*Stated problem*
Go through the material and pull out every line with the string "chart" in it.

** begin Records **

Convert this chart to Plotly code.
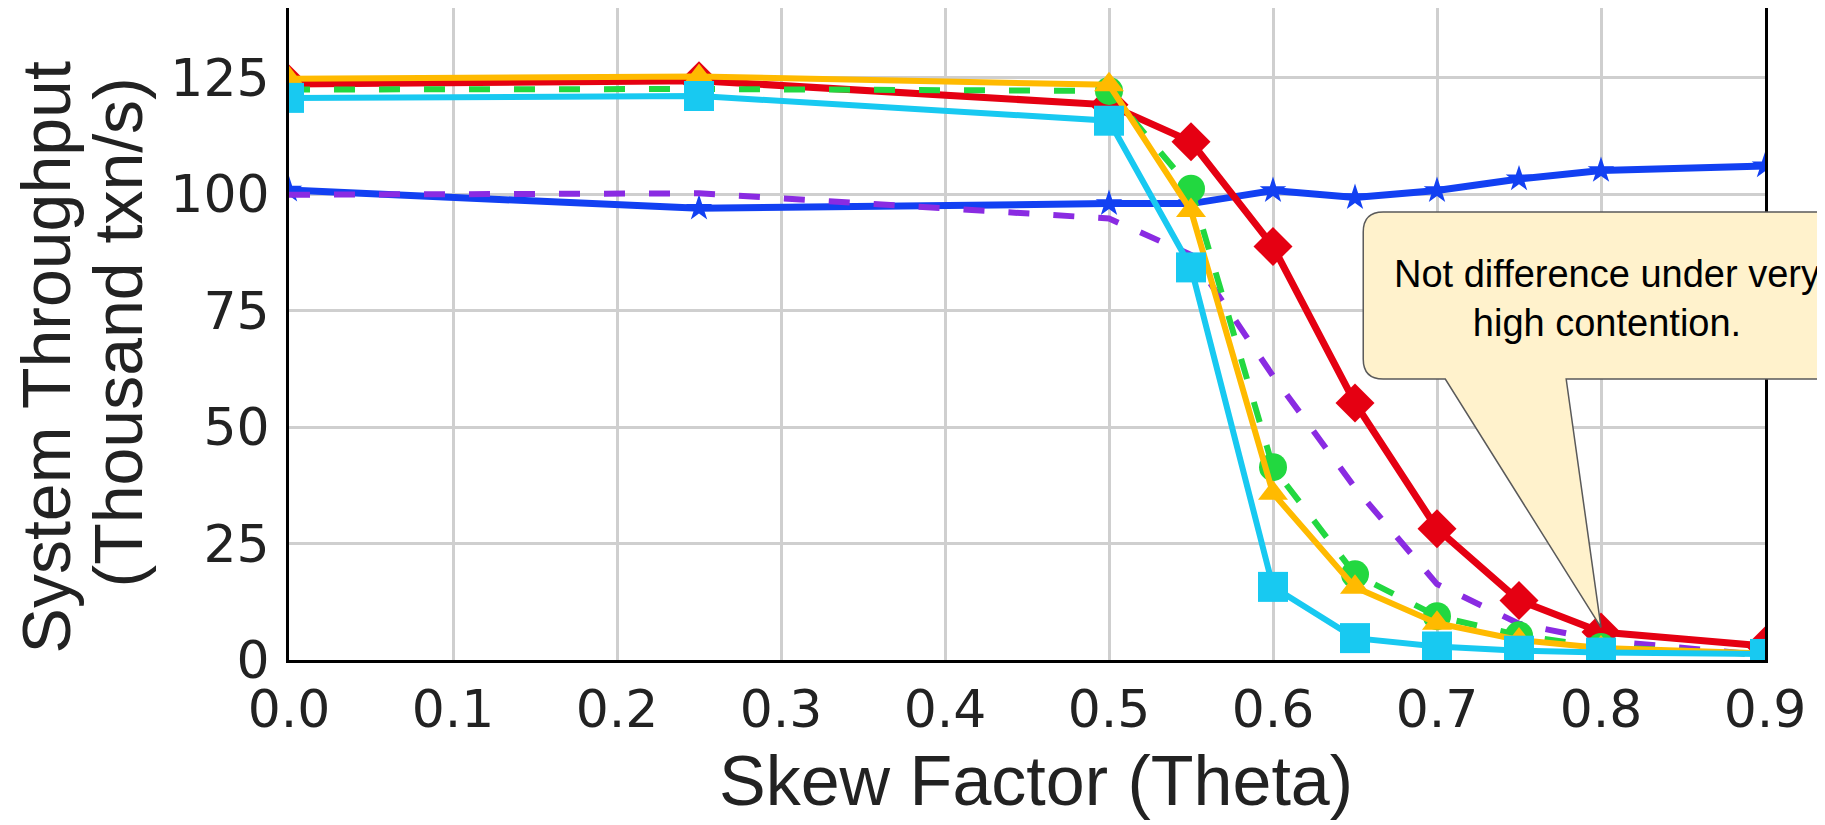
import plotly.graph_objects as go

# ---------------- data ----------------
skew = [0.0, 0.25, 0.5, 0.55, 0.6, 0.65, 0.7, 0.75, 0.8, 0.9]

red_diamond = [123.7, 124.4, 119.2, 111.3, 88.8, 55.2, 28.2, 12.8, 6.0, 3.0]
yellow_triangle = [124.8, 125.3, 123.5, 96.5, 35.8, 15.6, 7.9, 4.3, 2.6, 1.4]
green_circle = [122.5, 122.6, 122.2, 101.2, 41.4, 18.4, 9.4, 5.3, 2.8, 1.2]
cyan_square = [120.7, 121.1, 115.8, 84.3, 15.7, 4.7, 2.9, 2.0, 1.6, 1.3]
purple_dash = [99.9, 100.2, 94.8, 87.0, 61.0, 37.0, 16.3, 7.8, 4.2, 1.0]
blue_star = [100.9, 97.0, 98.0, 98.0, 100.8, 99.3, 100.8, 103.3, 105.1, 106.1]

x_ticks = [0.0, 0.1, 0.2, 0.3, 0.4, 0.5, 0.6, 0.7, 0.8, 0.9]
y_ticks = [0, 25, 50, 75, 100, 125]

x_range = [0, 0.9]
y_range = [0, 140]

callout_text = "Not difference under very<br>high contention."
callout_index = 8  # point the callout tip at theta = 0.8

# ---------------- figure ----------------
fig = go.Figure()

DASH = "21px,24px"

fig.add_trace(go.Scatter(
    x=skew, y=blue_star, mode="lines+markers", name="blue",
    line=dict(color="#1240F2", width=7),
    marker=dict(symbol="star", size=20, color="#1240F2", line=dict(width=0)),
))
fig.add_trace(go.Scatter(
    x=skew, y=purple_dash, mode="lines", name="purple",
    line=dict(color="#8A2BE2", width=6, dash=DASH),
))
fig.add_trace(go.Scatter(
    x=skew, y=red_diamond, mode="lines+markers", name="red",
    line=dict(color="#E50012", width=7),
    marker=dict(symbol="diamond", size=30, color="#E50012", line=dict(width=0)),
))
fig.add_trace(go.Scatter(
    x=skew, y=green_circle, mode="lines+markers", name="green",
    line=dict(color="#22D840", width=6, dash=DASH),
    marker=dict(symbol="circle", size=28, color="#22D840", line=dict(width=0)),
))
fig.add_trace(go.Scatter(
    x=skew, y=yellow_triangle, mode="lines+markers", name="yellow",
    line=dict(color="#FFBA00", width=6),
    marker=dict(symbol="triangle-up", size=26, color="#FFBA00", line=dict(width=0)),
))
fig.add_trace(go.Scatter(
    x=skew, y=cyan_square, mode="lines+markers", name="cyan",
    line=dict(color="#18C9F1", width=6),
    marker=dict(symbol="square", size=30, color="#18C9F1", line=dict(width=0)),
))

# ---------------- callout (speech bubble) ----------------
tip_x = skew[callout_index] / (x_range[1] - x_range[0])
tip_y = (red_diamond[callout_index] + 1.0) / (y_range[1] - y_range[0])

L, R, T, B = 0.7278, 1.07, 0.6871, 0.431
rx, ry = 0.0135, 0.0307
bl, br = 0.7834, 0.8653
path = (
    f"M {L+rx},{T} L {R},{T} L {R},{B} L {br},{B} L {tip_x},{tip_y} L {bl},{B} "
    f"L {L+rx},{B} Q {L},{B} {L},{B+ry} L {L},{T-ry} Q {L},{T} {L+rx},{T} Z"
)
fig.add_shape(type="path", path=path, xref="paper", yref="paper",
              fillcolor="#FFF2CC", line=dict(color="#5A5A5A", width=1.5),
              layer="above")

fig.add_annotation(
    x=0.893, y=0.555, xref="paper", yref="paper", text=callout_text,
    showarrow=False, xanchor="center", yanchor="middle", align="center",
    font=dict(family="Liberation Sans, Arial, sans-serif", size=38, color="#000000"),
)

# ---------------- axis titles ----------------
title_font = dict(family="Liberation Sans, Arial, sans-serif", size=68, color="#222222")
fig.add_annotation(
    x=-0.164, y=0.464, xref="paper", yref="paper", text="System Throughput",
    showarrow=False, textangle=-90, xanchor="center", yanchor="middle",
    font=title_font,
)
fig.add_annotation(
    x=-0.116, y=0.502, xref="paper", yref="paper", text="(Thousand txn/s)",
    showarrow=False, textangle=-90, xanchor="center", yanchor="middle",
    font=title_font,
)
fig.add_annotation(
    x=0.506, y=-0.186, xref="paper", yref="paper", text="Skew Factor (Theta)",
    showarrow=False, xanchor="center", yanchor="middle",
    font=dict(family="Liberation Sans, Arial, sans-serif", size=70, color="#222222"),
)

tick_font = dict(family="DejaVu Sans, Verdana, sans-serif", size=52, color="#222222")

fig.update_xaxes(
    range=x_range, tickmode="array", tickvals=x_ticks,
    ticktext=[f"{v:.1f}" for v in x_ticks],
    showgrid=True, gridcolor="#CFCFCF", gridwidth=3,
    showline=True, linecolor="#000000", linewidth=3, mirror=True,
    ticks="", tickfont=tick_font, ticklabelstandoff=2, zeroline=False,
)
fig.update_yaxes(
    range=y_range, tickmode="array", tickvals=y_ticks,
    showgrid=True, gridcolor="#CFCFCF", gridwidth=3,
    showline=True, linecolor="#000000", linewidth=3, mirror=True,
    ticks="", tickfont=tick_font, ticklabelstandoff=6, zeroline=False,
)

# The page body adds an 8px offset, so the figure is 8px smaller in each
# direction and the margins are set to land the plot area where it belongs.
fig.update_layout(
    width=1817, height=817,
    margin=dict(l=281, r=60, t=0, b=165, autoexpand=False),
    plot_bgcolor="#FFFFFF", paper_bgcolor="#FFFFFF",
    showlegend=False,
)

fig.write_html("out.html")
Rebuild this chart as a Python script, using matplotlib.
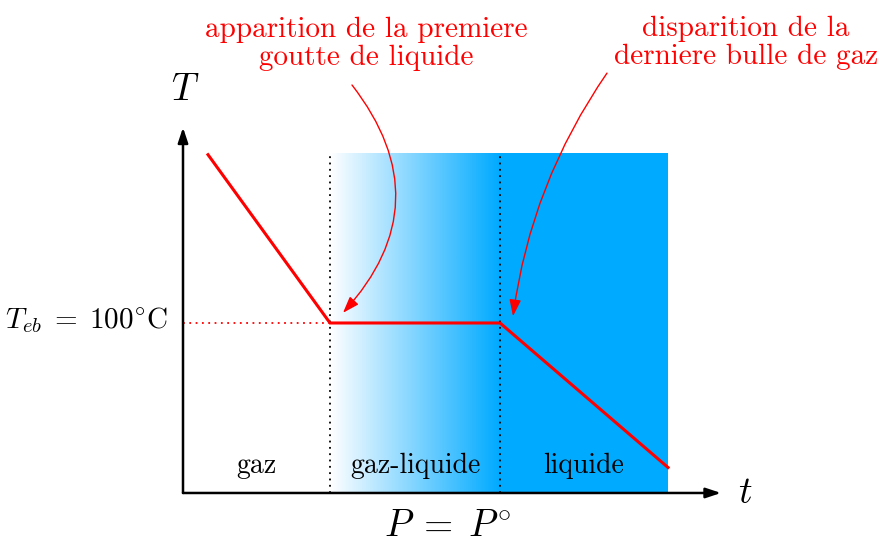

** end Records **

*Right answer*
Convert this chart to Plotly code.
Rebuild this chart as a Python script, using matplotlib.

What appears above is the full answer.